There are always things to hone further: turns of phrase that don’t make the impact you hope they will; pacing that seems too pacey or too slack; a climax point that seems to underwhelm. And as I reflect now – and will continue to – there are places in Bohortha that could be altered.

But what came through today with force – unexpected force I have to say – was the sheer sound of the orchestra: the marvellous thing of 100 or so musicians playing together. My work resonated, it ‘spoke’, the big picture was clear – well at least for me.

And it felt a privilege to have conductor and orchestra putting their energy, intellectual, emotional and physical into my piece. I slaved for many months at the piano, at the desk – alone. Finally, there they were: those that complete the music, those that breathe life into it.

Bohortha in performance

Well, I guess it’s the day after the night before – when, after all the build-up, one inevitably falls back to earth. But I have to say it was such an enjoyable and uplifting experience that I’m still floating...

In the afternoon’s dress rehearsal, though, it was rather different: the music felt unsettled. And I began to doubt what I’d done – had I set the tempi too fast? Were the movements out of kilter? Why did the brass not come through as they should do at certain places? And then my nerves built up because of the pre-concert talk. Of course one wants to put across the piece, the ideas, the hopes for it. But an hour-and-a-half before the first performance is a time of utmost vulnerability – just when I prefer to stay quiet.

Then suddenly the talk was upon me – and I met my interlocutor, whom I hadn’t seen for 12 years, and I calmed down – and it became a pleasure, a release of tension. And family and friends appeared as I sat after it, having a sandwich in the café – and the event was no longer just a public one but a personal one too. And so into the hall, and the strong sense of how intimate the Barbican can feel, as well as grand: the orchestra all packs in, they feel close.

What happens to my state with a first performance? Well, generally I simply cannot listen to the music properly. I hear, but cannot listen – it blurs, it bends strangely. But something else happened last night, and it’s rare. And that was from the first down-beat of Jukka-Pekka Saraste’s baton, I knew it was going to be okay. It all resonated again, just as it had on the previous day’s rehearsal. The music was settled, balanced. The right feeling was coming out, the sounds shone.

And so I could do what I rarely can: I could properly focus on the piece. And as much as listening, I watched. A concert is about sound – of course. But a live event is perhaps almost as much about seeing people making the music: the effort, the energy, the touch, the … feeling.

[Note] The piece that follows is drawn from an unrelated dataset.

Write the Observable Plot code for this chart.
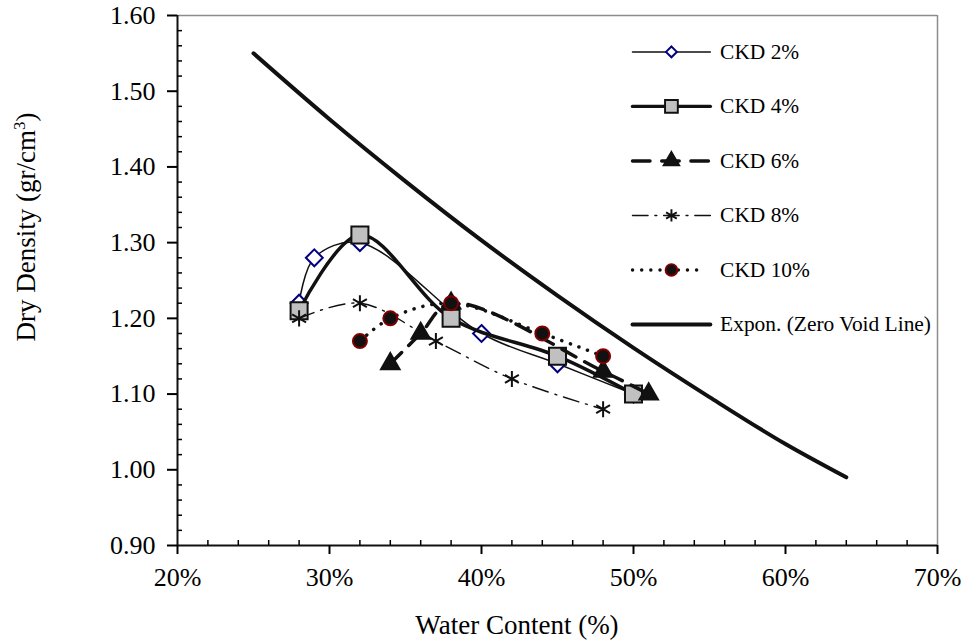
<!DOCTYPE html>
<html>
<head>
<meta charset="utf-8">
<script src="https://cdn.jsdelivr.net/npm/d3@7"></script>
<script src="https://cdn.jsdelivr.net/npm/@observablehq/plot@0.6"></script>
<style>
  html, body { margin: 0; padding: 0; background: #fff; }
  #wrap { position: relative; width: 963px; height: 641px; background: #fff; font-family: "Liberation Serif", "Times New Roman", serif; }
  #chart, #legend { position: absolute; }
  #chart { left: 0; top: 0; }
  #legend { left: 632px; top: 30px; }
  svg { overflow: visible; }
</style>
</head>
<body>
<div id="wrap"><div id="chart"></div><div id="legend"></div></div>
<script>
// ---- Data ----
const wc2 = [28, 29, 32, 40, 45, 50];
const dd2 = [1.22, 1.28, 1.30, 1.18, 1.14, 1.10];

const wc4 = [28, 32, 38, 45, 50];
const dd4 = [1.21, 1.31, 1.20, 1.15, 1.10];

const wc6 = [34, 36, 38, 48, 51];
const dd6 = [1.14, 1.18, 1.22, 1.13, 1.10];

const wc8 = [28, 32, 37, 42, 48];
const dd8 = [1.20, 1.22, 1.17, 1.12, 1.08];

const wc10 = [32, 34, 38, 44, 48];
const dd10 = [1.17, 1.20, 1.22, 1.18, 1.15];

// Zero void line (exponential trendline)
const wcZ = [25, 30, 35, 40, 45, 50, 55, 60, 64];
const ddZ = [1.550, 1.463, 1.381, 1.303, 1.230, 1.161, 1.096, 1.034, 0.990];

const seriesNames = ["CKD 2%", "CKD 4%", "CKD 6%", "CKD 8%", "CKD 10%", "Expon. (Zero Void Line)"];
const xTicks = [20, 30, 40, 50, 60, 70];
const yTicks = [0.90, 1.00, 1.10, 1.20, 1.30, 1.40, 1.50, 1.60];
const xTitle = "Water Content (%)";
const yTitle = "Dry Density (gr/cm";
const yTitleSup = "3";

// ---- Build tables ----
const toRows = (xs, ys) => xs.map((x, i) => ({ x, y: ys[i] }));
const s2 = toRows(wc2, dd2);
const s4 = toRows(wc4, dd4);
const s6 = toRows(wc6, dd6);
const s8 = toRows(wc8, dd8);
const s10 = toRows(wc10, dd10);
const sZ = toRows(wcZ, ddZ);

const xMinor = d3.range(20, 70.001, 2).filter(v => v % 10 !== 0);
const yMinor = d3.range(90, 160.001, 2).filter(v => v % 10 !== 0).map(v => v / 100);

const INK = "#111";
const styles = {
  "CKD 2%": { line: { stroke: INK, strokeWidth: 1.5 }, dot: { symbol: "diamond2", stroke: "#000080", fill: "white", strokeWidth: 2 } },
  "CKD 4%": { line: { stroke: INK, strokeWidth: 3.5 }, dot: { symbol: "square", stroke: INK, fill: "#c0c0c0", strokeWidth: 2 } },
  "CKD 6%": { line: { stroke: INK, strokeWidth: 3.5, strokeDasharray: "16,10" }, dot: { symbol: "triangle", stroke: INK, fill: INK, strokeWidth: 1.5 } },
  "CKD 8%": { line: { stroke: INK, strokeWidth: 1.4, strokeDasharray: "16,7,2,7" }, dot: { symbol: "asterisk", stroke: INK, fill: "none", strokeWidth: 2 } },
  "CKD 10%": { line: { stroke: INK, strokeWidth: 3.5, strokeDasharray: "0.1,9", strokeLinecap: "round" }, dot: { symbol: "circle", stroke: "#800000", fill: INK, strokeWidth: 2 } },
  "Expon. (Zero Void Line)": { line: { stroke: INK, strokeWidth: 4 } }
};
const plotR = { "CKD 2%": 7.6, "CKD 4%": 9.6, "CKD 6%": 7.2, "CKD 8%": 7.6, "CKD 10%": 7 };
const legendR = { "CKD 2%": 5, "CKD 4%": 7.4, "CKD 6%": 6.2, "CKD 8%": 6, "CKD 10%": 6 };

const curve = "catmull-rom";
const seriesData = [["CKD 2%", s2], ["CKD 4%", s4], ["CKD 6%", s6], ["CKD 8%", s8], ["CKD 10%", s10]];

const marks = [
  Plot.ruleY([1.6], { stroke: "#8c8c8c", strokeWidth: 1.5 }),
  Plot.ruleX([70], { stroke: "#8c8c8c", strokeWidth: 1.5 }),
  Plot.ruleX([20], { stroke: INK, strokeWidth: 2 }),
  Plot.ruleY([0.9], { stroke: INK, strokeWidth: 2 }),
  Plot.axisX({ ticks: xTicks, tickSize: 9, tickPadding: 13, strokeWidth: 2, tickFormat: d => d + "%", label: null, fontSize: 26 }),
  Plot.axisX({ ticks: xMinor, tickSize: -5, strokeWidth: 1.5, tickFormat: () => "", label: null }),
  Plot.axisY({ ticks: yTicks, tickSize: 10, tickPadding: 12, strokeWidth: 2, tickFormat: d3.format(".2f"), label: null, fontSize: 26 }),
  Plot.axisY({ ticks: yMinor, tickSize: -5, strokeWidth: 1.5, tickFormat: () => "", label: null })
];
for (const [name, data] of seriesData) {
  marks.push(Plot.line(data, { x: "x", y: "y", curve, ...styles[name].line }));
  marks.push(Plot.dot(data, { x: "x", y: "y", r: plotR[name], ...styles[name].dot }));
}
marks.push(Plot.line(sZ, { x: "x", y: "y", curve: "monotone-x", strokeLinecap: "round", ...styles["Expon. (Zero Void Line)"].line }));

const chart = Plot.plot({
  width: 963,
  height: 641,
  marginLeft: 177,
  marginRight: 26,
  marginTop: 15,
  marginBottom: 96,
  x: { domain: [20, 70] },
  y: { domain: [0.9, 1.6] },
  style: { fontFamily: "'Liberation Serif', 'Times New Roman', serif", fontSize: "26px", color: "black", background: "white", overflow: "visible" },
  marks
});
document.getElementById("chart").appendChild(chart);

// Axis titles as real SVG text
const svg = d3.select(chart);
svg.append("text")
  .attr("x", 517).attr("y", 634)
  .attr("text-anchor", "middle")
  .attr("font-family", "'Liberation Serif', serif")
  .attr("font-size", 27)
  .attr("fill", "black")
  .text(xTitle);
const yt = svg.append("text")
  .attr("transform", "translate(35,227) rotate(-90)")
  .attr("text-anchor", "middle")
  .attr("font-family", "'Liberation Serif', serif")
  .attr("font-size", 27)
  .attr("fill", "black");
yt.append("tspan").text(yTitle);
yt.append("tspan").attr("dy", -10).attr("font-size", 17).text(yTitleSup);
yt.append("tspan").attr("dy", 10).text(")");

// ---- Legend (own small plot) ----
const legendLineRows = seriesNames.flatMap(name => [0, 1].map(t => ({ name, t })));
const legendMarks = [];
for (const name of seriesNames) {
  const st = styles[name];
  const lineStyle = { ...st.line };
  if (name === "CKD 6%") lineStyle.strokeDasharray = "18,12";
  if (name === "CKD 10%") { lineStyle.strokeDasharray = "0.1,9.3"; }
  const rows = legendLineRows.filter(d => d.name === name).map(d => ({ ...d, t: name === "CKD 10%" ? d.t * 0.9 : d.t }));
  legendMarks.push(Plot.line(rows, { x: "t", y: "name", ...lineStyle }));
  if (st.dot) {
    legendMarks.push(Plot.dot([name], { x: 0.5, y: d => d, r: legendR[name], ...st.dot }));
  }
}
legendMarks.push(Plot.text(seriesNames, { x: 1, y: d => d, dx: 10, textAnchor: "start", fontSize: 22, fill: "black" }));

const legend = Plot.plot({
  width: 340,
  height: 330,
  margin: 0,
  x: { domain: [0, 1], range: [0, 80], axis: null },
  y: { type: "point", domain: seriesNames, range: [22, 302], padding: 0, axis: null },
  style: { fontFamily: "'Liberation Serif', 'Times New Roman', serif", fontSize: "22px", color: "black", background: "transparent", overflow: "visible" },
  marks: legendMarks
});
document.getElementById("legend").appendChild(legend);
</script>
</body>
</html>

Afterwards many came up to me with kind words, audience and performers. It’s a great moment, especially when the players are generous with their words. And my children were delighted – and then told me how I have to learn to bow better!

And me? I’m a hard critic: I will continue to think about the lengths of the musical sections, about the gap between intention and realization. But that is what drives me on to the next piece – to try to improve, to try to refine further.  And at the same time, I think I can say that something was realized here, something achieved. If Mahler’s Rückertlieder, which followed my piece in the concert, remains for me like a holy grail of refinement and emotion, I felt not totally dwarfed by it. I felt that writing this work for orchestra had released a newly rich palette of colours, emotional and sonic, in my music. I felt that I had made something that could excite and soothe, that had its own sound-world, its own integrity.

It’s a special thing to see so many people working together to put across one’s work. It was an exceptional evening.